Cantillon

Cantillon

Traditional forms of manufacturing and well established businesses, particularly those located in city centres that have become gentrified, may have slowly become surrounded by pesky neighbours or suffer from accessibility issues. While these businesses generally have not benefited from the re-urbanisation or the increasing real-estate pressures, they have much to gain from communicating simply how they function. Tourism can be used as a key lever to communicate not only the story of the business but also help tourists (both local and foreign) to appreciate the value of the business within its context.

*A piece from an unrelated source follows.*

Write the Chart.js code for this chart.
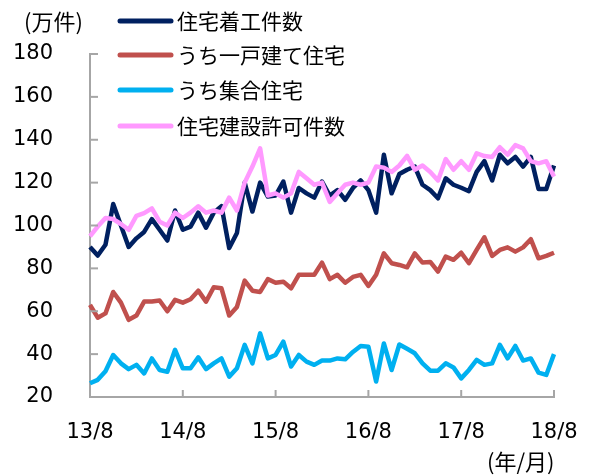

Cantillon is a brewery located in the heart of Brussels, a few steps from the main train station – Gare du Midi.  The brewery produces Gueuze beer which has a peculiar ‘spontaneously fermented’ process based on ancient brewing methods that were once typical for the surrounding Senne Valley.   It was established and developed under a multitude of unlikely circumstances – founded in the 1930’s as many other similar lambic breweries were closing their doors.  The business saw some success during the 1958 expo but began to lose its market as larger modern breweries began buying up or squeezing out smaller brewers across the country.  By the 1960’s the business had lost its customer base and the owner decided to offer the brewery to his step-son, Jean-Pierre Van Roy, or close the doors.

Jean-Pierre took over the business in 1969, taking a huge risk.  Acidic beers were hardly popular as the market had been taken over by industrial scale producers.  However through a series of coincidences, Jean-Pierre realised that his brewery had much more to offer than simply beer.  He began selling the beer on the streets at traditional fairs, something that was simply not considered ‘possible’.  Furthermore, after a sudden visit by a reporter, the brewery made it to the newspaper and slowly but surely visitors began arriving.  Tourism was largely local and advertising was conducted through word of mouth.  At the turn of the century, Cantillon was the only remaining brewery in one of the world’s most iconic destinations for beer connoisseurs – with almost 20 landing on the map since.  Now the brewery welcomes on average 35000 visitors per year and is in the process of developing a formal museum of the Gueuze beer.